Rasaiya is brought up as an innocent man who suffers torture in the hands of his cruel uncle Rathnavel to get hold of his property for which Rasaiya is considered as the legal heir. He falls in love with Jothi; however, Rathnavel sets his henchman to molest and kill her. Sathya, who joins the Odapatti village as a Village Administrative Officer (V.A.O), turns out to be Jothi's sister who has arrived to avenge her sister's death. With the help of Rasaiya's friends, she transforms Rasaiya into a normal and strong person. In the end, Rasaiya kills Rathnavel and his henchmen and becomes a new heir to the palace.

== Cast ==
- Karthik as Rasaiya / Chinna Jameendar
- Sukanya as Sathya (V.A.O)
- Vineetha as Jothi
- Rajesh as Advocate Rajamanickam
- R. P. Viswam as Rathnavel
- Udaya Prakash as Sedhupathy
- Sabitha Anand as Amsaveni
- Gandhimathi as Aatha
- Goundamani as Thalayari Mama
- Senthil as Vellasamy
- King Kong as Sundeali
- Thalapathy Dinesh as Fighter
- Chelladurai as Jameen Kanakku Pillai
- Kovai Senthil as Villager

== Soundtrack ==

The music was composed by Ilaiyaraaja, with lyrics written by Vaali.
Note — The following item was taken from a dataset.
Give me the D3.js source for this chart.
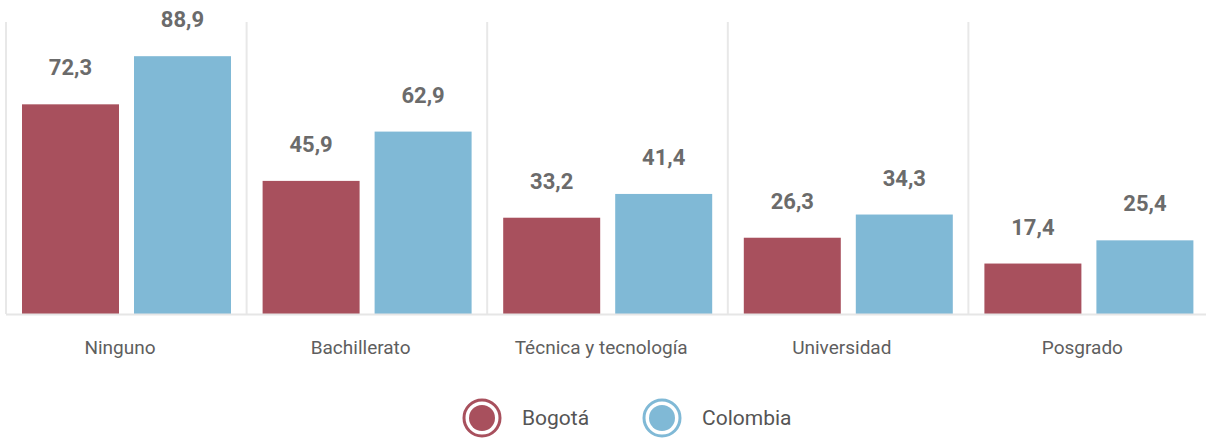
<!DOCTYPE html>
<html>
<head>
<meta charset="utf-8">
<script src="https://cdn.jsdelivr.net/npm/d3@7/dist/d3.min.js"></script>
<style>
  html, body { margin: 0; padding: 0; background: #fff; }
  svg { display: block; font-family: Roboto, "Noto Sans", sans-serif; }
</style>
</head>
<body>
<svg id="chart" width="1206" height="438"></svg>
<script>
// Education level categories
const categories = ["Ninguno", "Bachillerato", "Técnica y tecnología", "Universidad", "Posgrado"];
const seriesNames = ["Bogotá", "Colombia"];
const bogota = [72.3, 45.9, 33.2, 26.3, 17.4];
const colombia = [88.9, 62.9, 41.4, 34.3, 25.4];
const colors = ["#a8505d", "#80b9d6"];

const svg = d3.select("#chart");
const W = 1206;
const plot = { left: 6, right: 1209, top: 22, bottom: 314 };

const x0 = d3.scaleBand().domain(categories).range([plot.left, plot.right]).paddingInner(0).paddingOuter(0);
const x1 = d3.scaleBand().domain(seriesNames).range([16, 225]).paddingInner(0.134).paddingOuter(0);
const y = d3.scaleLinear().domain([0, 100]).range([plot.bottom, plot.bottom - 290]);

const fmt = v => d3.format(".1f")(v).replace(".", ",");

// group separators
svg.append("g").selectAll("line")
  .data(categories)
  .join("line")
  .attr("x1", d => x0(d)).attr("x2", d => x0(d))
  .attr("y1", plot.top).attr("y2", plot.bottom)
  .attr("stroke", "#e8e8e8").attr("stroke-width", 2);

const rows = categories.map((c, i) => ({ cat: c, vals: [bogota[i], colombia[i]] }));

const groups = svg.append("g").selectAll("g")
  .data(rows)
  .join("g")
  .attr("transform", d => `translate(${x0(d.cat)},0)`);

groups.selectAll("rect")
  .data(d => d.vals.map((v, j) => ({ name: seriesNames[j], v, j })))
  .join("rect")
  .attr("x", d => x1(d.name))
  .attr("width", x1.bandwidth())
  .attr("y", d => y(d.v))
  .attr("height", d => y(0) - y(d.v))
  .attr("fill", d => colors[d.j]);

groups.selectAll("text.val")
  .data(d => d.vals.map((v, j) => ({ name: seriesNames[j], v, j })))
  .join("text")
  .attr("class", "val")
  .attr("x", d => x1(d.name) + x1.bandwidth() / 2)
  .attr("y", d => y(d.v) - 29)
  .attr("text-anchor", "middle")
  .attr("font-size", 22)
  .attr("font-weight", 700)
  .attr("fill", "#6b6b6b")
  .text(d => fmt(d.v));

// baseline
svg.append("line")
  .attr("x1", plot.left).attr("x2", W)
  .attr("y1", plot.bottom + 0.5).attr("y2", plot.bottom + 0.5)
  .attr("stroke", "#e6e6e6").attr("stroke-width", 2);

// category labels
svg.append("g").selectAll("text")
  .data(categories)
  .join("text")
  .attr("x", d => x0(d) + 114)
  .attr("y", 354)
  .attr("text-anchor", "middle")
  .attr("font-size", 19)
  .attr("fill", "#5e5e5e")
  .text(d => d);

// legend
const legendX = [482, 662];
const leg = svg.append("g").selectAll("g")
  .data(seriesNames)
  .join("g")
  .attr("transform", (d, i) => `translate(${legendX[i]},418)`);
leg.append("circle").attr("r", 18).attr("fill", "#fff")
  .attr("stroke", (d, i) => colors[i]).attr("stroke-width", 3);
leg.append("circle").attr("r", 13).attr("fill", (d, i) => colors[i]);
leg.append("text")
  .attr("x", 40).attr("y", 7)
  .attr("font-size", 21)
  .attr("fill", "#555")
  .text(d => d);
</script>
</body>
</html>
The song "Onappu Thattu" is set to Mayamalavagowla raga, and "Oru Manthara Poo" is mostly set in Sriranjani.

| Song | Singer(s) | Duration |
|---|---|---|
| "Manamulla Manusanga" | Mano | 4:41 |
| "Naan Yaaru" | Ilaiyaraaja | 4:51 |
| "Vannathu Poochi" | K. S. Chithra | 0:50 |
| "Oru Manthara Poo" | Mano, K. S. Chithra | 4:31 |
| "Onappu Thattu" | Karthik, Swarnalatha | 4:52 |
| "Adi Vannathi" | Mano, Swarnalatha | 4:59 |
| "Yaar Sumanthu" | Ilaiyaraaja | 1:27 |

== Reception ==
MM of The Indian Express criticised Karthik's performance, stating "he is plainly out of elements" while also panning his dialogue delivery, and said that Raj Kapoor's "script and treatment don't help either". R. P. R. and Thulasi of Kalki in their review panned Karthik's dialogue delivery, flashbacks felt only two songs from Ilaiyaraaja's music are listenable and Goundamani and Senthil's comedy suffers from drought and concluded if only the screenplay was a little more relaxed, all the flies in town would be in the theatre.